How to Create Electronic SOPs

Feb. 2, 2016
The benefits of creating and maintaining electronic SOPs

It’s no secret that having standard operating procedures (SOPs) for your shop is important. But undertaking the task of creating—and maintaining—SOPs for every procedure in the shop can seem daunting.

That was the case for Eric Pohlman, owner of Eric’s Auto Service in Hamilton, Ohio. That’s why he decided to invest in a program to create electronic SOPs. Although Pohlman uses a program called Zavanta, there are a number of programs that can be utilized, even one as simple as Google Docs. Since then, Pohlman says he has not only better organized his handbooks and SOPs, he has also added more and is more effective at updating existing procedures.

I’ve been using electronic SOPs for about two years now. Previously, I was housing all of my SOPs in Microsoft Word. That included my employee handbook and all procedures. The problem with that is if you make a change, you have to change every page. It was a lot of work. You had to change the page numbers in the table of contents, make sure that everyone had the updated copy, the list goes on. Also, I found that people don’t often read handbooks that are just sitting in their toolboxes. Finally, I was worried about the security of our procedures. What happens when a guy leaves? If we don’t do a proper exit, the book goes with him.

I decided to invest in an online-based, electronic SOP program that you can access on your laptop or on your phone. I needed to make an instruction manual for Eric’s Auto Service. I use mine for everything. I put my equipment repair manual, user manuals and equipment inventory in with it. You can do this in a number of different ways but I chose the Zavanta software because I can customize it any way I need to and I own the manual. I also found that it was easier for employees to read and it was the most-user friendly of the systems that I tried out. The way it works is that it’s basically a private website, so everyone has a secure link they can open.

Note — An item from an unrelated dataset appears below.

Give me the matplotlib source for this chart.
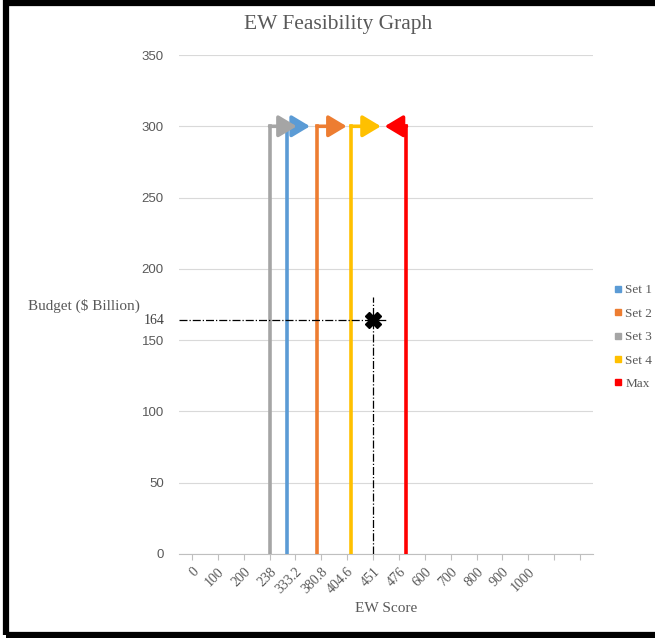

Regardless of the system, these are the items I’ve found that every SOP needs: The top of every SOP should have a general description: Why do we follow this procedure? Then, it has warnings. For example, for the vehicle inspection procedure, it might say “failure to follow this procedure could lead to employee termination.” Then I will have the steps for the procedure.

Another advantage of using an electronic system is that I can link to other SOPs. So, if one of the steps for vehicle inspections is “test drive the vehicle,” you can then link to the test drive SOP. It makes it easy.

I can also include pictures and screenshots from programs we utilize, or even training videos. If something is easier to explain in a video, you can embed a video directly into the SOP or include a link that they can click to view a training video.

Using a dedicated electronic SOP program allows you to use already existing templates. In most systems, there are a number of categories that you can choose from (policy, information sheet, etc.). I pick which category it falls into and then go through the prompts to fill out the information needed.

With an electronic system—even using something like Google Docs—you can also include attachments, which I frequently do with our equipment. I have an equipment inventory for each piece of equipment in the shop. Let’s say I’m out of town and the alignment machine breaks down. My manager can pull up the SOP for the alignment machine, which includes a picture of the machine in the shop, the serial number and the plates. Then, I also have the contact information for our equipment vendor, who to call for parts, and the equipment manual attached. The reason I did that was because I got tired of those manuals being in a drawer. And as it turns out, it was as easy as Googling the piece of equipment and the model number to get the manual and download it as a PDF. Besides the ease of having everyone on the same page, the other benefit to doing this is that if the building burned, you have proof of what was in the building.

If we change vendors or a process changes, it’s very easy to do a revision without reformatting. By using an electronic version, you can simply type in “revised on this date” and you don’t have to print new versions for everyone in the shop.

I also include our entire employee handbook. It has the shop policy, uniform guidelines, safety information, request for time-off form, etc. That way, it’s all in one place and you can create different versions of the handbook. For example, management has one, the technicians have one and the service advisor has another. So when they click on the link, they only see information that pertains to their positions.

When a new employee starts, I can also verify that they’ve read everything through a virtual “DocuSign.” They do a digital signature and confirm they’ve read and understood the handbook and SOP.